Two years after it began, the liquidation process of state-owned SA Express is still continuing. 

The rehabilitation of Comair’s financial situation, through a two-year-long business rescue process, failed after the rescue practitioners said they could no longer see any prospects of the company being saved. 

Comair’s business rescue practitioners, Richard Ferguson and Neil Hablutzel, have now filed a court application to have the company placed under provisional liquidation after failing to raise enough funds to keep the company afloat while in business rescue. 

After pumping R1.9-billion into Comair, its existing investors and lenders were not prepared to throw another financial lifeline to the company. 

If the court grants the application, a liquidator will be appointed to safeguard and preserve the value of Comair’s assets, which are worth at least R3.5-billion and comprised mainly of its fleet of aircraft. 

Unless investors are found at the last minute to buy Comair, a liquidation process will begin to sell off the airline’s assets – the proceeds of which can be used to pay the company’s creditors. 

A business rescue process is preferred over liquidation because a company can still trade while it is being restructured. Liquidation, however, implies the death of a company as its doors will be shut and chances of its operations being revived are slim. 

A liquidation scenario

The Comair business rescue practitioners have provided a scenario of how the company’s liquidation proceedings would play out.  

In their business rescue plan, which is now moot because of the impending liquidation process, Ferguson and Hablutzel estimated that creditors are owed R7.67-billion. 

But some creditors will in all likelihood have to take a hit as they might not be paid in full.
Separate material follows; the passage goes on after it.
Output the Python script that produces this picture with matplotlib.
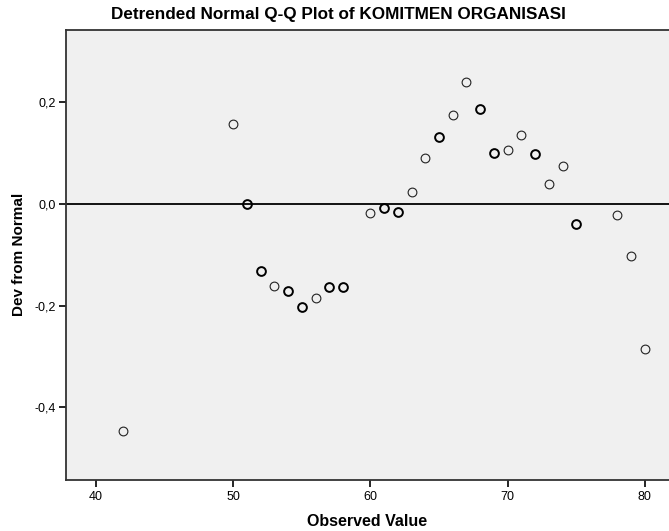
import matplotlib
matplotlib.use("Agg")
import matplotlib.pyplot as plt
from matplotlib.ticker import FuncFormatter

plt.rcParams['font.family'] = ['Liberation Sans', 'DejaVu Sans']

# Data
observed = [42, 50, 51, 52, 53, 54, 55, 56, 57, 58, 60, 61, 62, 63, 64, 65,
            66, 67, 68, 69, 70, 71, 72, 73, 74, 75, 78, 79, 80]
dev = [-0.447, 0.158, 0.000, -0.131, -0.161, -0.171, -0.202, -0.185, -0.163,
       -0.163, -0.017, -0.007, -0.016, 0.024, 0.090, 0.132, 0.175, 0.240,
       0.187, 0.100, 0.106, 0.136, 0.098, 0.039, 0.075, -0.039, -0.022,
       -0.102, -0.286]
multiple = [False, False, True, True, False, True, True, False, True, True,
            False, True, True, False, False, True, False, False, True, True,
            False, False, True, False, False, True, False, False, False]
xticks = [40, 50, 60, 70, 80]
yticks = [-0.4, -0.2, 0.0, 0.2]

fig = plt.figure(figsize=(6.69, 5.31), dpi=100)
ax = fig.add_axes([65.5 / 669, 1 - 479.5 / 531, 1 - 65.5 / 669, (479.5 - 30) / 531])
ax.set_facecolor('#F0F0F0')

ax.set_xlim(37.78, 81.76)
ax.set_ylim(-0.5425, 0.3427)

ax.axhline(0, color='black', lw=1.3, zorder=1)

xs1 = [x for x, m in zip(observed, multiple) if not m]
ys1 = [y for y, m in zip(dev, multiple) if not m]
xs2 = [x for x, m in zip(observed, multiple) if m]
ys2 = [y for y, m in zip(dev, multiple) if m]
ax.plot(xs1, ys1, 'o', ms=6.3, mfc='none', mec='#222222', mew=0.8, zorder=3)
ax.plot(xs2, ys2, 'o', ms=6.3, mfc='none', mec='black', mew=1.4, zorder=3)

ax.set_xticks(xticks)
ax.set_yticks(yticks)
ax.yaxis.set_major_formatter(FuncFormatter(lambda v, p: f"{v:.1f}".replace('.', ',')))
ax.tick_params(direction='out', length=5, width=1.2, colors='black', labelsize=9)
ax.tick_params(axis='x', pad=3)
ax.tick_params(axis='y', pad=2)

for s in ['left', 'bottom', 'top']:
    ax.spines[s].set_linewidth(1.3)
    ax.spines[s].set_color('#333333')
ax.spines['right'].set_visible(False)

ax.set_xlabel('Observed Value', fontsize=11.5, fontweight='bold', labelpad=8)
ax.set_ylabel('Dev from Normal', fontsize=11, fontweight='bold', labelpad=6)
fig.text(338.5 / 669, 1 - 14 / 531, 'Detrended Normal Q-Q Plot of KOMITMEN ORGANISASI',
         ha='center', va='center', fontsize=12.3, fontweight='bold')

fig.savefig('out.png', dpi=100, facecolor='white')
Others will be less fortunate and stand to get nothing at all (see table below, specifically concurrent creditors who don’t have security or collateral).
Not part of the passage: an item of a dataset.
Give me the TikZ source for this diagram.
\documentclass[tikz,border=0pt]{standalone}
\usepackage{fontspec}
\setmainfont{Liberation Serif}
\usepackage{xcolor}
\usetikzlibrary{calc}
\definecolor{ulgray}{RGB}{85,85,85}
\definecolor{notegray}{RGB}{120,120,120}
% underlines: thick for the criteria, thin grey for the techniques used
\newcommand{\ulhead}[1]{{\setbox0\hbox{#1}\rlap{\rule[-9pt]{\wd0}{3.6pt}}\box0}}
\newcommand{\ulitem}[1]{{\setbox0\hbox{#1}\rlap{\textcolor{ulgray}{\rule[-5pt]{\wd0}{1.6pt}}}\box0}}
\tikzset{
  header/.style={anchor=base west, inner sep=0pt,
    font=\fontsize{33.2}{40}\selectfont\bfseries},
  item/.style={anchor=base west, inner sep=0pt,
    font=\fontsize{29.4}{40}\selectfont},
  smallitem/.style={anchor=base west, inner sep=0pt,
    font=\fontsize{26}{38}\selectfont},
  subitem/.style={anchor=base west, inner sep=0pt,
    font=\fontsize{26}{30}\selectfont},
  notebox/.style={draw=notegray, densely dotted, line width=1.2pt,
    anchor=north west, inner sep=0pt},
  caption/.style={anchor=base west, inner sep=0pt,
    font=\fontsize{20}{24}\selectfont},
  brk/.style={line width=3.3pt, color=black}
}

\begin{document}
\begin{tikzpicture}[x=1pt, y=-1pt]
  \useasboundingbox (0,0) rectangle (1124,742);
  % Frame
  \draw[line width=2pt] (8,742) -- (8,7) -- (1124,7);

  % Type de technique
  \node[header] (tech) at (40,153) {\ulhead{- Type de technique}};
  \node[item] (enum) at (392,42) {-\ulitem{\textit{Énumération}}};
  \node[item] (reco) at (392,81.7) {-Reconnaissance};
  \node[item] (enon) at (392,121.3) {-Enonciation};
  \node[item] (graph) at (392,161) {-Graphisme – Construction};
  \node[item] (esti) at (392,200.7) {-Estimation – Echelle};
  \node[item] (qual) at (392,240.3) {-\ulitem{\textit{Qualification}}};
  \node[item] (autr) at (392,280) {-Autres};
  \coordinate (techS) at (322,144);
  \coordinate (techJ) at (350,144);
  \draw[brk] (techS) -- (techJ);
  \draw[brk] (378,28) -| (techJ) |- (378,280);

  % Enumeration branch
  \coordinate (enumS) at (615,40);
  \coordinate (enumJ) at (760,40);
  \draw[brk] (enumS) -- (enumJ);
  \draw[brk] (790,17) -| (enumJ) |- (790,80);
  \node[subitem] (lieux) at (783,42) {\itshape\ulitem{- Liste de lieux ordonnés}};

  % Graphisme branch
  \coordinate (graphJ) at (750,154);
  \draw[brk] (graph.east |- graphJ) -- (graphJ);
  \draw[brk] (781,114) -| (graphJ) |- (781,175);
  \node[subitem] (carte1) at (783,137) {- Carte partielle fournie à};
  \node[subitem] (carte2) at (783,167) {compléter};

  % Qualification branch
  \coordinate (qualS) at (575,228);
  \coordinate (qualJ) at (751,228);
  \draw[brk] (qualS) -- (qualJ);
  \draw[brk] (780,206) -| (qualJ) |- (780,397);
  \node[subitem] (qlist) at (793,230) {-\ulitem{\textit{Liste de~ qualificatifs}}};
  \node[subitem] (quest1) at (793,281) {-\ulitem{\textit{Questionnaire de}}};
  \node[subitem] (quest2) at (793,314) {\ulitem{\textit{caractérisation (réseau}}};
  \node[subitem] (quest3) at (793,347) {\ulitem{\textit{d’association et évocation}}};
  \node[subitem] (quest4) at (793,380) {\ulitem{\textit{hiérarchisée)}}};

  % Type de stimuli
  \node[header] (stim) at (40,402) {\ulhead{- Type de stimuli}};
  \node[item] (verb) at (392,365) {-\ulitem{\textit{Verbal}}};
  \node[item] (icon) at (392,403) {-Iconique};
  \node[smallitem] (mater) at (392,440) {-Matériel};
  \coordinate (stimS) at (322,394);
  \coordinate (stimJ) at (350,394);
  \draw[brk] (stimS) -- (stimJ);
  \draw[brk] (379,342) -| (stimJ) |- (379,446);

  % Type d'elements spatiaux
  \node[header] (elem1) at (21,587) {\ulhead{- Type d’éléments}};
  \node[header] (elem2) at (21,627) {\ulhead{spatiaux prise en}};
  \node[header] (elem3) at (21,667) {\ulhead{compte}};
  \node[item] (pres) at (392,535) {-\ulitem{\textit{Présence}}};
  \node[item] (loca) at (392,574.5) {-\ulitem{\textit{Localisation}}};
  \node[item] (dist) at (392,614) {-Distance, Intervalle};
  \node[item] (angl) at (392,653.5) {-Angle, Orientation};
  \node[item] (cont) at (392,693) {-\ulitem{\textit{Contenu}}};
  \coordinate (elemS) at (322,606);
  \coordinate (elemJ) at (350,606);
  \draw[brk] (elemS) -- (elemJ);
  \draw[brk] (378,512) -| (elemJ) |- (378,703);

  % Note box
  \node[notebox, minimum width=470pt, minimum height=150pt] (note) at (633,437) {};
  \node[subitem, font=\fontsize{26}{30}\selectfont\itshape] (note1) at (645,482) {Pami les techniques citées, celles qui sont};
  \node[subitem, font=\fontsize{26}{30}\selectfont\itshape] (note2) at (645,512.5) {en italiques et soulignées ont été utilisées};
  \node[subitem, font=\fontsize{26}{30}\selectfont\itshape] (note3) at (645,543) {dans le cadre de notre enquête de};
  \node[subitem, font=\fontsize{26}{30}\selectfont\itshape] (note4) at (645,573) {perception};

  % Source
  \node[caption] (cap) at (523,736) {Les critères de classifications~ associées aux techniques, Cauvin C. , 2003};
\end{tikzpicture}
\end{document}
Source: Comair business rescue plan approved by creditors. 

Out of the R7.67-billion that creditors are owed, the provisional liquidator is only expected to pay out R2.6-billion. 

In other words, some creditors – who have no collateral or security on their debt or are not ranked a priority by the Insolvency Act – will be faced with losses running into billions.

Companies that have either loaned money to Comair and secured a form of security, or continued to provide crucial aviation services while in business rescue – also known as secured creditors – stand to recover all or most of their outstanding amounts.

For instance, commercial bank RMB, which has a claim of R173-million against Comair, stands to receive all amounts owed when the company is placed under liquidation. 

The same applies to financier Pefco, which has a claim of R188-million against Comair. 

Others that will receive full amounts include SAA Technical (an aircraft maintenance company owed R108-million), Fireblade Aviation (R3-million) and Israel Aerospace Industries (R11-million). 

Comair staff and SARS are known as preferential creditors because they don’t have any collateral or security for the amounts owed to them, but are entitled to be paid in full.

After secured creditors, preferential creditors would be next in line for recompense after Comair assets are sold.  

Although their payments will be capped, Comair workers are set to receive R43-million in the form of retrenchment payouts during the liquidation process. 

Meanwhile, SARS would receive R383-million in outstanding tax payments arising from Comair running its flight operations while in business rescue. 

Arguably the biggest losers during the liquidation process will be consumers who paid for tickets which Comair’s Kulula and BA still need to honour – but never will.

These consumers either bought tickets in the time leading up to Comair being placed under business rescue in May 2020 or during the process itself. 

Unflown ticket liability at Comair – tickets that still need to be honoured – stands at R348-million. Consumers might be reimbursed if there is any money left over from the sale of Comair assets.  

However, institutions including FNB, Absa, Standard Bank and Nedbank – involved in the third-party sale of tickets – are already assisting their customers who bought Kulula or BA tickets to get refunds.